From: Etan Wexler <ewexler@stickdog.com>
Date: Sun, 23 Mar 2003 02:36:13 -0800
To: www-html@w3.org
Cc: Ernest Cline <ernestcline@mindspring.com>
Message-id: <BAA2CA97.734%ewexler@stickdog.com>

Ernest Cline wrote to <mailto:www-style@w3.org> on 1 March 2003 in "[XHTML2]
di element?" (<mid:3E60A05C.19381.AFF55DC@localhost>):

> Might it be thought worthwhile to add a <di> element to the List
> module?

It would absolutely be worthwhile.

> This would give a way to
> structuraly group items without having to use the class attribute.

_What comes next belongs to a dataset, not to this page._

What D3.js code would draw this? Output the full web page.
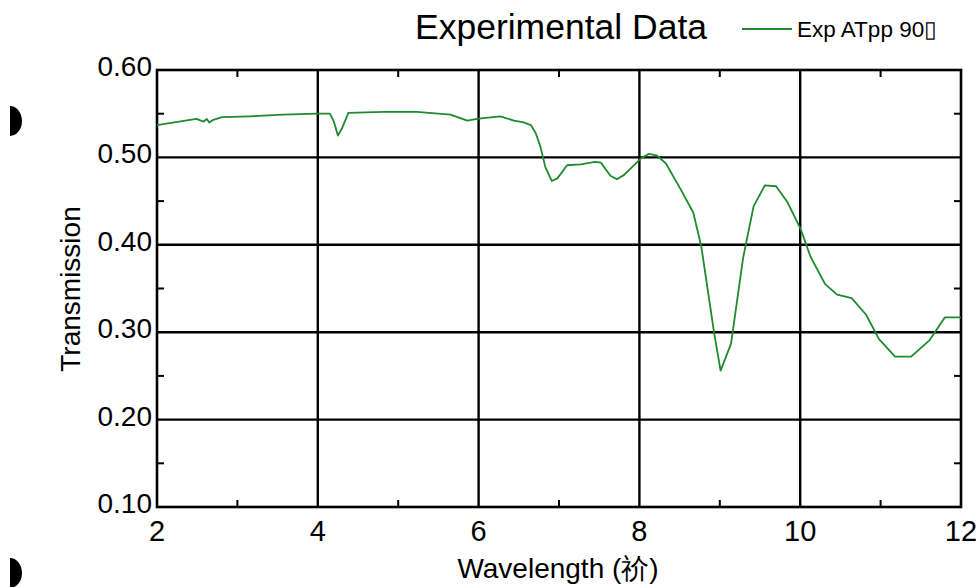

Your point is understood, but I must note that the 'class' attribute cannot
structurally group elements. The 'class' attribute groups elements logically
only. The need for a 'di' element type is thus increased, if anything.

> Currently, grouping must be inferred from the convention that
> (dt+,dd+) is one definition list item. Back when these elements didn't
> have any attributes this wasn't really a problem

This was always a problem in that a definition list item, having no element
of its own, could not posess an ID. For me and for some others, the ability
to assign an ID and to refer to it is the main benefit of the new element
type. Consider the following document fragments.

<a href="#term-XHTML">XHTML definition</a>
<dl>
 <dt id="term-XHTML">XHTML</dt>
 <dd>Extensible Hypertext Markup Language</dd>
</dl>

<a href="#def-XHTML">XHTML definition</a>
<dl>
 <di id="def-XHTML">
  <dt>XHTML</dt>
  <dd>Extensible Hypertext Markup Language</dd>
 </di>
</dl>

In typical Web browsers, the apparent difference between the two is slight.
Regardless, the semantic difference is significant. The effects are felt
anywhere that addressing elements is important: style sheets, metadata, and
so on.

-- 
Etan Wexler, son of son of scion of scion.